NCCCI will be located within MIC’s Curriculum Development Unit, and the program’s rollout has already begun in Dublin’s North-East Inner City schools. The overall goal, subject to government funding, is to expand to other high-poverty sites in Ireland.

"City Connects offers an evidence-based strategic, systematic, and systemic response to the need to support children to flourish, learn, and live happy lives."
EUCHARIA MCCARTHY, Mary Immaculate College

“We believe that City Connects holds the potential to enhance the DEIS’s scheme through building on existing successes and supports and increasing their effectiveness through collaboration and partnership,” said Eucharia McCarthy, Curriculum Development Unit director. “City Connects offers an evidence-based strategic, systematic, and systemic response to the need to support children to flourish, learn, and live happy lives. These outcomes for children strongly echo the aspirations of the 2022 European Union Child Guarantee: Ireland’s National Action Plan.”

MIC, founded in 1898, is a coeducational Catholic college that serves nearly 5,000 undergraduate and postgraduate students on two campuses.  MIC consistently educates 40 percent of Ireland’s elementary school teachers. Like BC, the college seeks to foster in its students a spirit of justice and compassion in the service of others, grounded in the vision of the Catholic Sisters of Mercy who believe that all individuals, and particularly the most marginalized, are entitled to an education.  

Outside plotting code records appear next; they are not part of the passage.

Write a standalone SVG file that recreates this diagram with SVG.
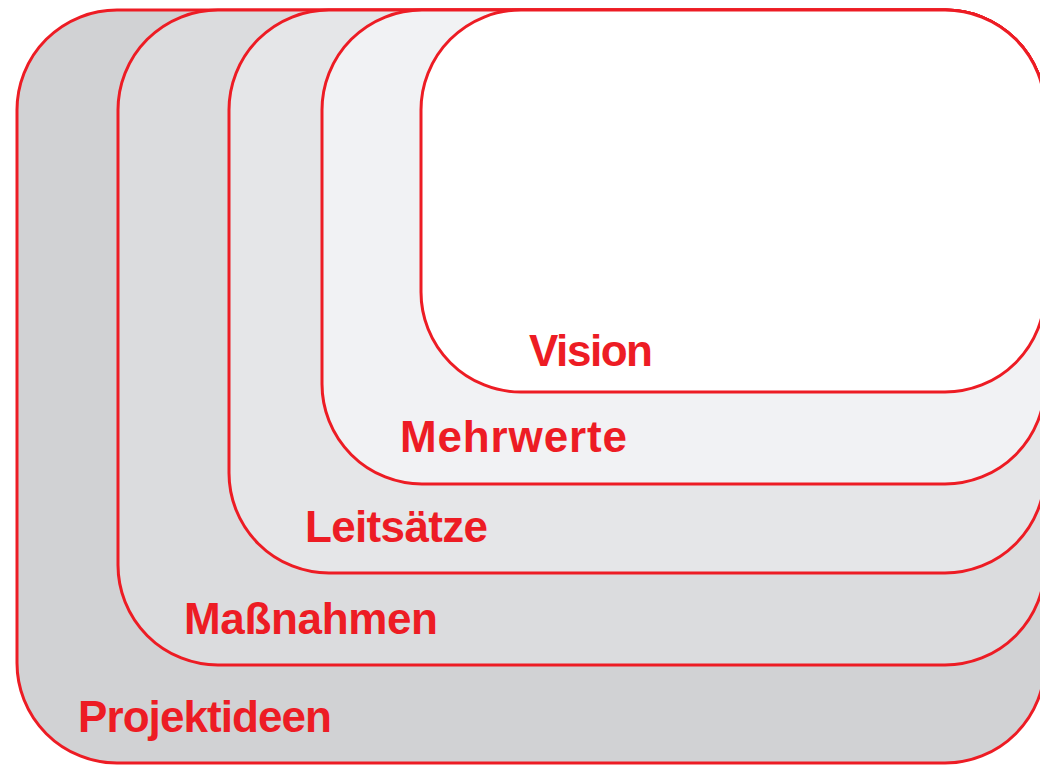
<svg xmlns="http://www.w3.org/2000/svg" width="1040" height="765" viewBox="0 0 1040 765">
<style>
.box{stroke:#ED1C24;stroke-width:3}
.lbl{font-family:"Liberation Sans",Arial,sans-serif;font-weight:bold;font-size:44px;fill:#ED1C24}
</style>
<rect width="1040" height="765" fill="#FFFFFF"/>
<g id="projektideen">
<rect class="box" x="17" y="10" width="1028" height="753" rx="100" fill="#D1D2D4"/>
<text class="lbl" x="78" y="732" textLength="254" lengthAdjust="spacing">Projektideen</text>
</g>
<g id="massnahmen">
<rect class="box" x="118" y="10" width="927" height="655" rx="100" fill="#DBDCDE"/>
<text class="lbl" x="184" y="634" textLength="254" lengthAdjust="spacing">Maßnahmen</text>
</g>
<g id="leitsaetze">
<rect class="box" x="229" y="10" width="816" height="563" rx="100" fill="#E5E6E8"/>
<text class="lbl" x="305" y="542" textLength="183" lengthAdjust="spacing">Leitsätze</text>
</g>
<g id="mehrwerte">
<rect class="box" x="322" y="10" width="723" height="474" rx="100" fill="#F1F2F4"/>
<text class="lbl" x="400" y="452" textLength="227" lengthAdjust="spacing">Mehrwerte</text>
</g>
<g id="vision">
<rect class="box" x="421" y="10" width="624" height="382" rx="100" fill="#FFFFFF"/>
<text class="lbl" x="529" y="366" textLength="124" lengthAdjust="spacing">Vision</text>
</g>
<g id="connectors"></g>
</svg>
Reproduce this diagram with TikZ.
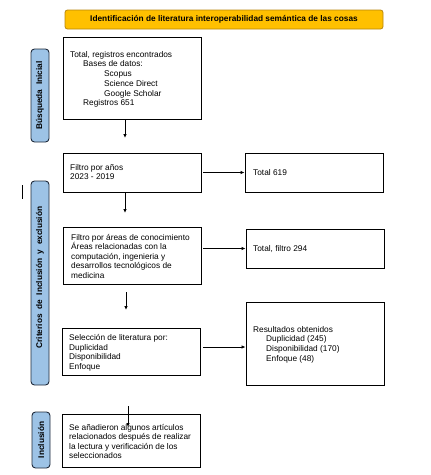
\documentclass[tikz,border=0pt]{standalone}
\usepackage{fontspec}
\setmainfont{Liberation Sans}
\usetikzlibrary{arrows.meta}
\definecolor{titleorange}{HTML}{FFC000}
\definecolor{titleedge}{HTML}{B8860B}
\definecolor{sideblue}{HTML}{9DC3E6}
\definecolor{sideedge}{HTML}{1F2A3A}
\begin{document}
\begin{tikzpicture}[x=1pt,y=-1pt,
  box/.style={draw=black,line width=0.9pt,rectangle,inner sep=0pt,minimum width=138pt},
  txt/.style={anchor=north west,inner sep=0pt,align=left,font=\fontsize{8.3}{9.7}\selectfont},
  arr/.style={-{Latex[length=4pt,width=3.5pt]},line width=0.8pt},
  side/.style={draw=sideedge,fill=sideblue,rounded corners=3.5pt,line width=0.9pt,inner sep=0pt,
    rotate=90,minimum height=18pt,font=\bfseries\fontsize{8.3}{9}\selectfont},
  titlebox/.style={draw=titleedge,fill=titleorange,rounded corners=2.5pt,line width=0.8pt,inner sep=0pt,
    minimum width=318pt,minimum height=19pt,font=\bfseries\fontsize{8.3}{9}\selectfont}]
\useasboundingbox (0,0) rectangle (431,475);

% title
\node[titlebox] (title) at (224,19.5) {Identificación de literatura interoperabilidad semántica de las cosas};

% side labels
\node[side,minimum width=93pt] (s1) at (40,95.5) {Búsqueda\ \ Inicial};
\node[side,minimum width=204pt] (s2) at (40,283) {\hspace*{11pt}Criterios\ \ de\ \ Inclusión\ \ y\ \ exclusión};
\node[side,minimum width=56pt] (s3) at (41,440) {Inclusión};
\draw[line width=0.8pt] (22,185) -- (22,199);

% boxes
\node[box,minimum height=82pt] (b1) at (132,78) {};
\node[box,minimum height=39pt] (b2) at (132,172.5) {};
\node[box,minimum height=39pt] (b3) at (314,172.5) {};
\node[box,minimum height=57pt] (b4) at (132,255.5) {};
\node[box,minimum height=39pt] (b5) at (315,248.5) {};
\node[box,minimum height=47pt] (b6) at (131,351.5) {};
\node[box,minimum height=83pt] (b7) at (315,343.5) {};
\node[box,minimum height=53pt] (b8) at (131,440.5) {};

% texts
\node[txt] (t1) at (70,51) {Total, registros encontrados\\
\hspace*{13pt}Bases de datos:\\
\hspace*{34pt}Scopus\\
\hspace*{34pt}Science Direct\\
\hspace*{34pt}Google Scholar\\
\hspace*{13pt}Registros 651};
\node[txt] (t2) at (70,164) {Filtro por años\\2023 - 2019};
\node[txt] (t3) at (253,169) {Total 619};
\node[txt,font=\fontsize{8.3}{9.5}\selectfont] (t4) at (71,234) {Filtro por áreas de conocimiento\\Áreas relacionadas con la\\computación, ingenieria y\\desarrollos tecnológicos de\\medicina};
\node[txt] (t5) at (253,245) {Total, filtro 294};
\node[txt,font=\fontsize{8.3}{9.7}\selectfont] (t6) at (69,334) {Selección de literatura por:\\Duplicidad\\Disponibilidad\\Enfoque};
\node[txt,font=\fontsize{8.3}{9.7}\selectfont] (t7) at (253,326) {Resultados obtenidos\\
\hspace*{13pt}Duplicidad (245)\\
\hspace*{13pt}Disponibilidad (170)\\
\hspace*{13pt}Enfoque (48)};
\node[txt,font=\fontsize{8.3}{9.5}\selectfont] (t8) at (69,424) {Se añadieron algunos artículos\\relacionados después de realizar\\la lectura y verificación de los\\seleccionados};

% connector end points
\coordinate (a1) at (125,138);
\coordinate (a2) at (125,213);
\coordinate (a3s) at (126,292);
\coordinate (a3) at (126,310);
\coordinate (a4s) at (128,406);
\coordinate (a4) at (128,427);
\coordinate (r3) at (0,347);

% connectors
\draw[arr] (b1.south -| a1) -- (a1);
\draw[arr] (b2.south -| a2) -- (a2);
\draw[arr] (a3s) -- (a3);
\draw[arr] (a4s) -- (a4);
\draw[arr,shorten <=2pt] (b2.east) -- (b3.west);
\draw[arr,shorten <=2pt] (b4.east |- b5.west) -- (b5.west);
\draw[arr,shorten <=3pt] (b6.east |- r3) -- (b7.west |- r3);
\end{tikzpicture}
\end{document}
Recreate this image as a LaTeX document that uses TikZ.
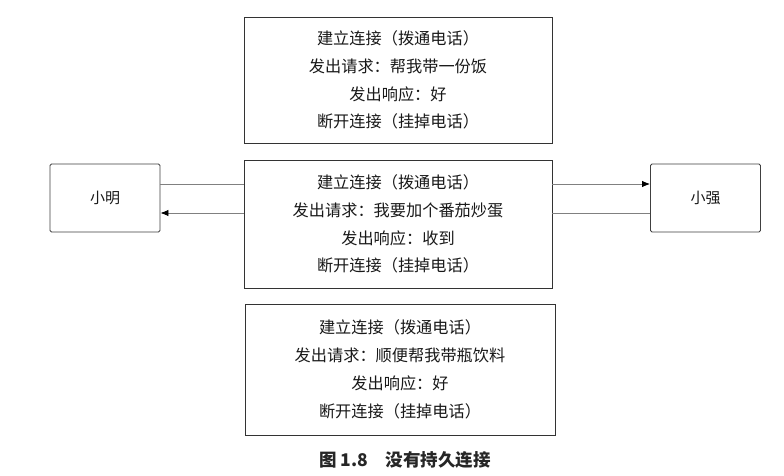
\documentclass[tikz,border=0pt]{standalone}
\usepackage{fontspec}
\newfontfamily\cjk{Noto Sans CJK SC}
\usetikzlibrary{arrows.meta}
\begin{document}
\begin{tikzpicture}[x=1pt,y=-1pt,
  msgbox/.style={draw=black!80, line width=0.9pt, inner sep=0pt, align=center,
    text=black!90, font=\cjk\fontsize{16.2}{27.8}\selectfont},
  person/.style={draw=black!75, line width=0.9pt, rounded corners=1.5pt, inner sep=0pt,
    minimum width=110pt, minimum height=68pt, text=black!90, font=\cjk\fontsize{15}{16}\selectfont},
  link/.style={draw=black!50, line width=0.9pt},
  tip/.style={-{Latex[length=8pt,width=6.5pt,color=black]}}]
\useasboundingbox (0,0) rectangle (784,476);
\fill[white] (0,0) rectangle (784,476);
\node[msgbox, minimum width=308pt, minimum height=126pt] (top) at (398,80)
  {建立连接（拨通电话）\\发出请求：帮我带一份饭\\发出响应：好\\断开连接（挂掉电话）};
\node[msgbox, minimum width=308pt, minimum height=128pt] (mid) at (398,224)
  {建立连接（拨通电话）\\发出请求：我要加个番茄炒蛋\\发出响应：收到\\断开连接（挂掉电话）};
\node[msgbox, minimum width=310pt, minimum height=131pt] (bot) at (400,369.5)
  {建立连接（拨通电话）\\发出请求：顺便帮我带瓶饮料\\发出响应：好\\断开连接（挂掉电话）};
\node[person] (xm) at (105,198) {小明};
\node[person] (xq) at (705.5,198) {小强};
\draw[link] ([yshift=14pt]xm.east) -- ([yshift=14pt]xm.east -| mid.west);
\draw[link,tip] ([yshift=-15pt]xm.east -| mid.west) -- ([yshift=-15pt]xm.east);
\draw[link,tip] ([yshift=14pt]xq.west -| mid.east) -- ([yshift=14pt]xq.west);
\draw[link] ([yshift=-15pt]xq.west) -- ([yshift=-15pt]xq.west -| mid.east);
\node[font=\cjk\bfseries\fontsize{17.5}{19}\selectfont, text=black!85] (cap) at (405,460) {图 1.8\hspace{1em}没有持久连接};
\end{tikzpicture}
\end{document}
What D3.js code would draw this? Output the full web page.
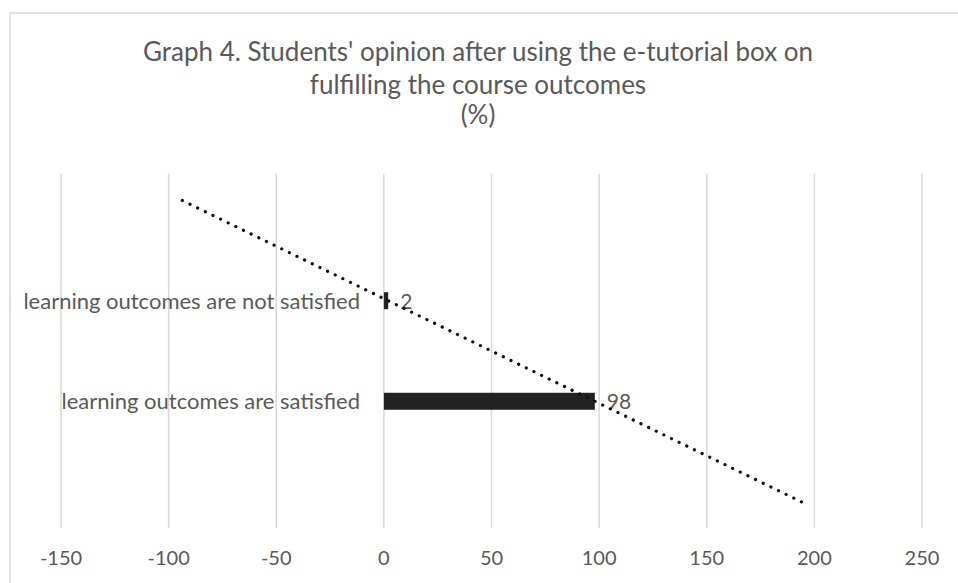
<!DOCTYPE html>
<html>
<head>
<meta charset="utf-8">
<script src="https://cdn.jsdelivr.net/npm/d3@7"></script>
<style>
  body { margin: 0; background: #fff; }
  svg text { font-family: Lato, "Open Sans", sans-serif; fill: #595959; }
</style>
</head>
<body>
<div id="chart"></div>
<script>
// chart data
const categories = ["learning outcomes are satisfied", "learning outcomes are not satisfied"];
const values = [98, 2];
const xTicks = [-150, -100, -50, 0, 50, 100, 150, 200, 250];
const titleLines = ["Graph 4. Students' opinion after using the e-tutorial box on", "fulfilling the course outcomes", "(%)"];
// linear trendline, forecast one category backward and forward
const trendForecast = [1, 1];

const W = 958, H = 583;
const svg = d3.select("#chart").append("svg")
    .attr("width", W).attr("height", H);

// chart border
svg.append("rect")
    .attr("x", 10).attr("y", 13).attr("width", W).attr("height", H)
    .attr("fill", "none").attr("stroke", "#d9d9d9").attr("stroke-width", 1.5);

// scales
const x = d3.scaleLinear().domain([-150, 250]).range([61, 922]);
// category index 1..n, first category at the bottom
const y = d3.scaleLinear().domain([-0.26, 3.26]).range([528, 174]);
const barH = 17;

// gridlines
svg.append("g").selectAll("line")
    .data(xTicks).enter().append("line")
    .attr("x1", d => x(d)).attr("x2", d => x(d))
    .attr("y1", y.range()[1]).attr("y2", y.range()[0])
    .attr("stroke", "#d9d9d9").attr("stroke-width", 1.5);

// x axis labels
svg.append("g").selectAll("text")
    .data(xTicks).enter().append("text")
    .attr("x", d => x(d)).attr("y", 565)
    .attr("text-anchor", "middle")
    .style("font-size", "20px")
    .text(d => d);

// bars
svg.append("g").selectAll("rect")
    .data(values).enter().append("rect")
    .attr("x", x(0))
    .attr("y", (d, i) => y(i + 1) - barH / 2)
    .attr("width", d => x(d) - x(0))
    .attr("height", barH)
    .attr("fill", "#222");

// category labels
svg.append("g").selectAll("text")
    .data(categories).enter().append("text")
    .attr("x", 360).attr("y", (d, i) => y(i + 1) + 8)
    .attr("text-anchor", "end")
    .style("font-size", "22px")
    .text(d => d);

// data labels
svg.append("g").selectAll("text")
    .data(values).enter().append("text")
    .attr("x", d => x(d) + 12).attr("y", (d, i) => y(i + 1) + 8)
    .style("font-size", "21px")
    .text(d => d);

// trendline (least squares on category index)
const idx = values.map((d, i) => i + 1);
const mx = d3.mean(idx), my = d3.mean(values);
const slope = d3.sum(idx, (k, i) => (k - mx) * (values[i] - my)) / d3.sum(idx, k => (k - mx) ** 2);
const icpt = my - slope * mx;
const i0 = 1 - trendForecast[0], i1 = values.length + trendForecast[1];
const trend = [i0, i1].map(k => ({ i: k, v: icpt + slope * k }));
svg.append("path")
    .datum(trend)
    .attr("fill", "none").attr("stroke", "#111").attr("stroke-width", 3.2)
    .attr("stroke-linecap", "round").attr("stroke-dasharray", "0.1 8.4")
    .attr("d", d3.line().x(d => x(d.v)).y(d => y(d.i)));

// title
svg.append("g").selectAll("text")
    .data(titleLines).enter().append("text")
    .attr("x", 478).attr("y", (d, i) => [61, 94, 124][i])
    .attr("text-anchor", "middle")
    .style("font-size", "26px")
    .text(d => d);
</script>
</body>
</html>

According to MIC President Eugene Wall, City Connects offers a structured way to support an integrated model, enabling services to respond appropriately, efficiently, and cost effectively, thereby enhancing the life chances of every child.

“The strong alignment of vision and shared commitment of BC and MIC—together with the support of the Irish government—to make a positive difference in children’s lives has culminated in this vibrant, transatlantic partnership.”

“We are thrilled about the launch of the new City Connects center at Mary Immaculate College,” said Stanton E.F. Wortham, the Charles F. Donovan, S.J., dean of the Lynch School. “Our partnership with MIC colleagues, and with Irish educators and policymakers, has been very productive. The program has proven itself to be both cost-effective and highly successful at achieving academic and whole person outcomes for students in challenging circumstances. It’s wonderful to see this excellent intervention make a difference for young people in Ireland as well as in the United States.”